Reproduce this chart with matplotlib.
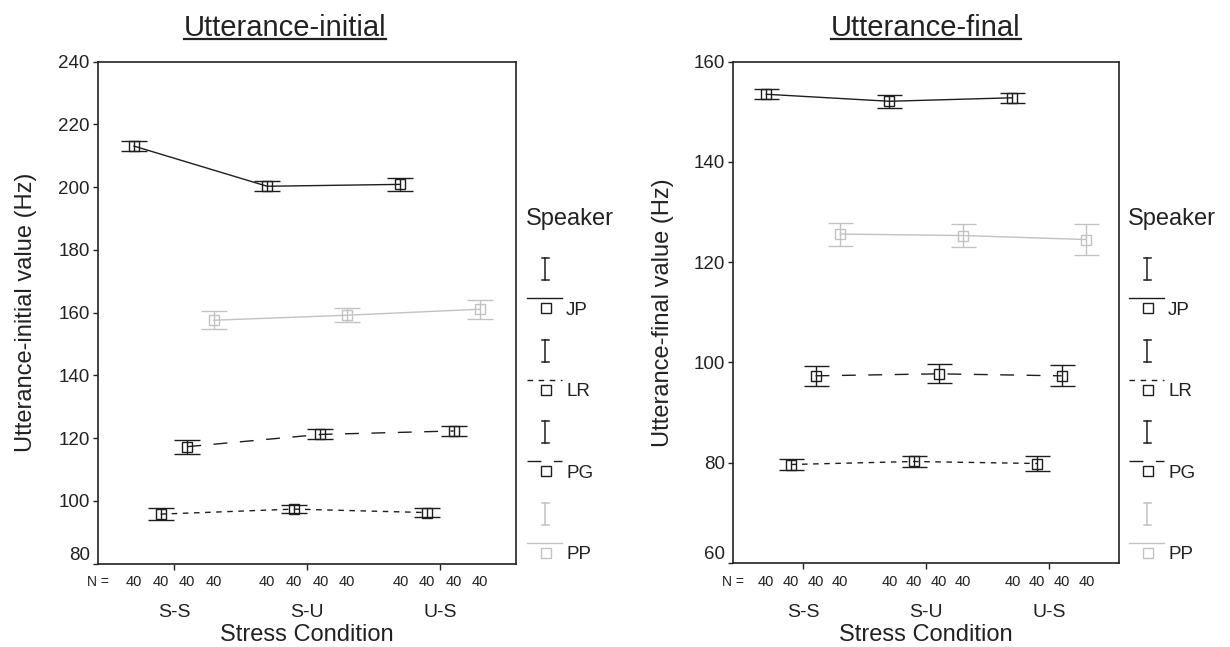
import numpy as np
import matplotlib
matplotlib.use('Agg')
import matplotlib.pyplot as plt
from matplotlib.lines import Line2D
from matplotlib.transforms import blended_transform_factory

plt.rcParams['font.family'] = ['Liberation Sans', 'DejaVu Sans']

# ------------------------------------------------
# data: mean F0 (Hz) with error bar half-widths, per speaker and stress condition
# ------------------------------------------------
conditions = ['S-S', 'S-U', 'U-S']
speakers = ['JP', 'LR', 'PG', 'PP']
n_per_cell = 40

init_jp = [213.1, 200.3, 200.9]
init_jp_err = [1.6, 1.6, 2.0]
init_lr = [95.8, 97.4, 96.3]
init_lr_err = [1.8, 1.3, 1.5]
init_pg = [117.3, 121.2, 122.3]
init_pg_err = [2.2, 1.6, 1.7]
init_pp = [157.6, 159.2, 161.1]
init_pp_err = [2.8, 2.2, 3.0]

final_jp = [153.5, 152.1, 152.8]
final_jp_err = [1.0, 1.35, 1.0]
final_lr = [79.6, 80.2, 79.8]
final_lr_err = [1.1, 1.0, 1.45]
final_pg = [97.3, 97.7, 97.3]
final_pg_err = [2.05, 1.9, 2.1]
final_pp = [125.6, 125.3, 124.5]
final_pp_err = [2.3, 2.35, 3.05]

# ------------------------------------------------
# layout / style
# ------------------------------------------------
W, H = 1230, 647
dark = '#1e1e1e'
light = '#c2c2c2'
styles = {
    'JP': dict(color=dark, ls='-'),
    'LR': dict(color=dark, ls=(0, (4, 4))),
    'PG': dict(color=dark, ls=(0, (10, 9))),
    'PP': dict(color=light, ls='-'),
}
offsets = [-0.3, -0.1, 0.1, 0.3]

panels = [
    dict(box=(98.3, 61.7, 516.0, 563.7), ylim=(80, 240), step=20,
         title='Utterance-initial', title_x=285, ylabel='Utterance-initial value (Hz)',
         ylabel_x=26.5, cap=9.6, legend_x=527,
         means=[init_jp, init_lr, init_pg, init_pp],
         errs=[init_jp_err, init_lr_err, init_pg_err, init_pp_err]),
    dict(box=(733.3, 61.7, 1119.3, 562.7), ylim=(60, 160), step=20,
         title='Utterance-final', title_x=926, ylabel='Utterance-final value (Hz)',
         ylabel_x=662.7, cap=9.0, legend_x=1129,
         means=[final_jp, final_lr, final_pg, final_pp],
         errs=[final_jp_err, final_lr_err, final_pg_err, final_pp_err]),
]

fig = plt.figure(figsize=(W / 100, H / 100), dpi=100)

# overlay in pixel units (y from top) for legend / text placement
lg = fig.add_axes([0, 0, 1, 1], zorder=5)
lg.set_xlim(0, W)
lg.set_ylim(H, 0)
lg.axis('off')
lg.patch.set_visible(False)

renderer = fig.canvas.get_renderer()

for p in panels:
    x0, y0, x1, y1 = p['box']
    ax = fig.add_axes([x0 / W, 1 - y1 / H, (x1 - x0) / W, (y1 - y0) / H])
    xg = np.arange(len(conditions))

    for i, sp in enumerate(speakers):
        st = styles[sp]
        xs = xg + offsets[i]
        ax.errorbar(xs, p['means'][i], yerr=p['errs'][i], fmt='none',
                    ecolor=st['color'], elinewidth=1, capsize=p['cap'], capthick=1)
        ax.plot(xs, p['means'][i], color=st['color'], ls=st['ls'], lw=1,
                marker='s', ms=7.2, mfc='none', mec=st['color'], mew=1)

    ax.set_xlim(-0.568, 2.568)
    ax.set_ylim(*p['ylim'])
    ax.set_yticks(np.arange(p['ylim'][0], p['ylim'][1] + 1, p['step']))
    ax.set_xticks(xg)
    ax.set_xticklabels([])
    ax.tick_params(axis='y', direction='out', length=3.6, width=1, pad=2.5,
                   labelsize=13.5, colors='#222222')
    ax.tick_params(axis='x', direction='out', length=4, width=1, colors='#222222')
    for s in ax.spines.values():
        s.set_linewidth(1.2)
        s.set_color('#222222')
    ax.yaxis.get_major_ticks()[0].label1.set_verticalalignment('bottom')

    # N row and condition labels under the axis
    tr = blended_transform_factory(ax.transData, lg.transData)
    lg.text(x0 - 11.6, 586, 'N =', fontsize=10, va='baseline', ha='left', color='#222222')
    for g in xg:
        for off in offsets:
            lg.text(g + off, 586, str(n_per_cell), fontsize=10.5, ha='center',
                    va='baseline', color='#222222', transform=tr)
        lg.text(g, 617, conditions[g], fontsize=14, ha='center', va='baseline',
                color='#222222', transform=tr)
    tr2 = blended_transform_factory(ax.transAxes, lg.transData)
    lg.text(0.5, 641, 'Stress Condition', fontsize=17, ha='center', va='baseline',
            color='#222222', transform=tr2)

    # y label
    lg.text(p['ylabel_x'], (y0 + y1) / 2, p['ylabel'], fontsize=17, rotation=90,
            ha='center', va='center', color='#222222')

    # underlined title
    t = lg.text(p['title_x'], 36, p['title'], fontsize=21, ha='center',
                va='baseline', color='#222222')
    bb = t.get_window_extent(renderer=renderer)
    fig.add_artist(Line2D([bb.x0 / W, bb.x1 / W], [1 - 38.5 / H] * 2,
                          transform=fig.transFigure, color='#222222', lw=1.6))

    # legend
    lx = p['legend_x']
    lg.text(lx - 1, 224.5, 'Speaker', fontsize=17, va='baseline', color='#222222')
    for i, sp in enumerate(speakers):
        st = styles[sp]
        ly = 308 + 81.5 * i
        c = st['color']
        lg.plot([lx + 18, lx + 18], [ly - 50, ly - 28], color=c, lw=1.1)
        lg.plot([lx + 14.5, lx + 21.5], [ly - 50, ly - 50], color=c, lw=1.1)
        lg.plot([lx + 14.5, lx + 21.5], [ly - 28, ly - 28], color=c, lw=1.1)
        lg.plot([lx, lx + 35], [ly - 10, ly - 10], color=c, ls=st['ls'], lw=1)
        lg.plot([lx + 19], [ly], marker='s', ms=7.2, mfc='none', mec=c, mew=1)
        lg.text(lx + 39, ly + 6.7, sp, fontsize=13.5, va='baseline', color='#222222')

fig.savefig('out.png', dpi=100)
☆ ☆ ☆ ☆ ☆
PROBLEM TO WORK ON: Leave out the pictures and print every line of the data exactly.

RESULT OF THE EXERCISE:
Reproduce this chart with matplotlib.
import numpy as np
import matplotlib
matplotlib.use('Agg')
import matplotlib.pyplot as plt
from matplotlib.lines import Line2D
from matplotlib.transforms import blended_transform_factory

plt.rcParams['font.family'] = ['Liberation Sans', 'DejaVu Sans']

# ------------------------------------------------
# data: mean F0 (Hz) with error bar half-widths, per speaker and stress condition
# ------------------------------------------------
conditions = ['S-S', 'S-U', 'U-S']
speakers = ['JP', 'LR', 'PG', 'PP']
n_per_cell = 40

init_jp = [213.1, 200.3, 200.9]
init_jp_err = [1.6, 1.6, 2.0]
init_lr = [95.8, 97.4, 96.3]
init_lr_err = [1.8, 1.3, 1.5]
init_pg = [117.3, 121.2, 122.3]
init_pg_err = [2.2, 1.6, 1.7]
init_pp = [157.6, 159.2, 161.1]
init_pp_err = [2.8, 2.2, 3.0]

final_jp = [153.5, 152.1, 152.8]
final_jp_err = [1.0, 1.35, 1.0]
final_lr = [79.6, 80.2, 79.8]
final_lr_err = [1.1, 1.0, 1.45]
final_pg = [97.3, 97.7, 97.3]
final_pg_err = [2.05, 1.9, 2.1]
final_pp = [125.6, 125.3, 124.5]
final_pp_err = [2.3, 2.35, 3.05]

# ------------------------------------------------
# layout / style
# ------------------------------------------------
W, H = 1230, 647
dark = '#1e1e1e'
light = '#c2c2c2'
styles = {
    'JP': dict(color=dark, ls='-'),
    'LR': dict(color=dark, ls=(0, (4, 4))),
    'PG': dict(color=dark, ls=(0, (10, 9))),
    'PP': dict(color=light, ls='-'),
}
offsets = [-0.3, -0.1, 0.1, 0.3]

panels = [
    dict(box=(98.3, 61.7, 516.0, 563.7), ylim=(80, 240), step=20,
         title='Utterance-initial', title_x=285, ylabel='Utterance-initial value (Hz)',
         ylabel_x=26.5, cap=9.6, legend_x=527,
         means=[init_jp, init_lr, init_pg, init_pp],
         errs=[init_jp_err, init_lr_err, init_pg_err, init_pp_err]),
    dict(box=(733.3, 61.7, 1119.3, 562.7), ylim=(60, 160), step=20,
         title='Utterance-final', title_x=926, ylabel='Utterance-final value (Hz)',
         ylabel_x=662.7, cap=9.0, legend_x=1129,
         means=[final_jp, final_lr, final_pg, final_pp],
         errs=[final_jp_err, final_lr_err, final_pg_err, final_pp_err]),
]

fig = plt.figure(figsize=(W / 100, H / 100), dpi=100)

# overlay in pixel units (y from top) for legend / text placement
lg = fig.add_axes([0, 0, 1, 1], zorder=5)
lg.set_xlim(0, W)
lg.set_ylim(H, 0)
lg.axis('off')
lg.patch.set_visible(False)

renderer = fig.canvas.get_renderer()

for p in panels:
    x0, y0, x1, y1 = p['box']
    ax = fig.add_axes([x0 / W, 1 - y1 / H, (x1 - x0) / W, (y1 - y0) / H])
    xg = np.arange(len(conditions))

    for i, sp in enumerate(speakers):
        st = styles[sp]
        xs = xg + offsets[i]
        ax.errorbar(xs, p['means'][i], yerr=p['errs'][i], fmt='none',
                    ecolor=st['color'], elinewidth=1, capsize=p['cap'], capthick=1)
        ax.plot(xs, p['means'][i], color=st['color'], ls=st['ls'], lw=1,
                marker='s', ms=7.2, mfc='none', mec=st['color'], mew=1)

    ax.set_xlim(-0.568, 2.568)
    ax.set_ylim(*p['ylim'])
    ax.set_yticks(np.arange(p['ylim'][0], p['ylim'][1] + 1, p['step']))
    ax.set_xticks(xg)
    ax.set_xticklabels([])
    ax.tick_params(axis='y', direction='out', length=3.6, width=1, pad=2.5,
                   labelsize=13.5, colors='#222222')
    ax.tick_params(axis='x', direction='out', length=4, width=1, colors='#222222')
    for s in ax.spines.values():
        s.set_linewidth(1.2)
        s.set_color('#222222')
    ax.yaxis.get_major_ticks()[0].label1.set_verticalalignment('bottom')

    # N row and condition labels under the axis
    tr = blended_transform_factory(ax.transData, lg.transData)
    lg.text(x0 - 11.6, 586, 'N =', fontsize=10, va='baseline', ha='left', color='#222222')
    for g in xg:
        for off in offsets:
            lg.text(g + off, 586, str(n_per_cell), fontsize=10.5, ha='center',
                    va='baseline', color='#222222', transform=tr)
        lg.text(g, 617, conditions[g], fontsize=14, ha='center', va='baseline',
                color='#222222', transform=tr)
    tr2 = blended_transform_factory(ax.transAxes, lg.transData)
    lg.text(0.5, 641, 'Stress Condition', fontsize=17, ha='center', va='baseline',
            color='#222222', transform=tr2)

    # y label
    lg.text(p['ylabel_x'], (y0 + y1) / 2, p['ylabel'], fontsize=17, rotation=90,
            ha='center', va='center', color='#222222')

    # underlined title
    t = lg.text(p['title_x'], 36, p['title'], fontsize=21, ha='center',
                va='baseline', color='#222222')
    bb = t.get_window_extent(renderer=renderer)
    fig.add_artist(Line2D([bb.x0 / W, bb.x1 / W], [1 - 38.5 / H] * 2,
                          transform=fig.transFigure, color='#222222', lw=1.6))

    # legend
    lx = p['legend_x']
    lg.text(lx - 1, 224.5, 'Speaker', fontsize=17, va='baseline', color='#222222')
    for i, sp in enumerate(speakers):
        st = styles[sp]
        ly = 308 + 81.5 * i
        c = st['color']
        lg.plot([lx + 18, lx + 18], [ly - 50, ly - 28], color=c, lw=1.1)
        lg.plot([lx + 14.5, lx + 21.5], [ly - 50, ly - 50], color=c, lw=1.1)
        lg.plot([lx + 14.5, lx + 21.5], [ly - 28, ly - 28], color=c, lw=1.1)
        lg.plot([lx, lx + 35], [ly - 10, ly - 10], color=c, ls=st['ls'], lw=1)
        lg.plot([lx + 19], [ly], marker='s', ms=7.2, mfc='none', mec=c, mew=1)
        lg.text(lx + 39, ly + 6.7, sp, fontsize=13.5, va='baseline', color='#222222')

fig.savefig('out.png', dpi=100)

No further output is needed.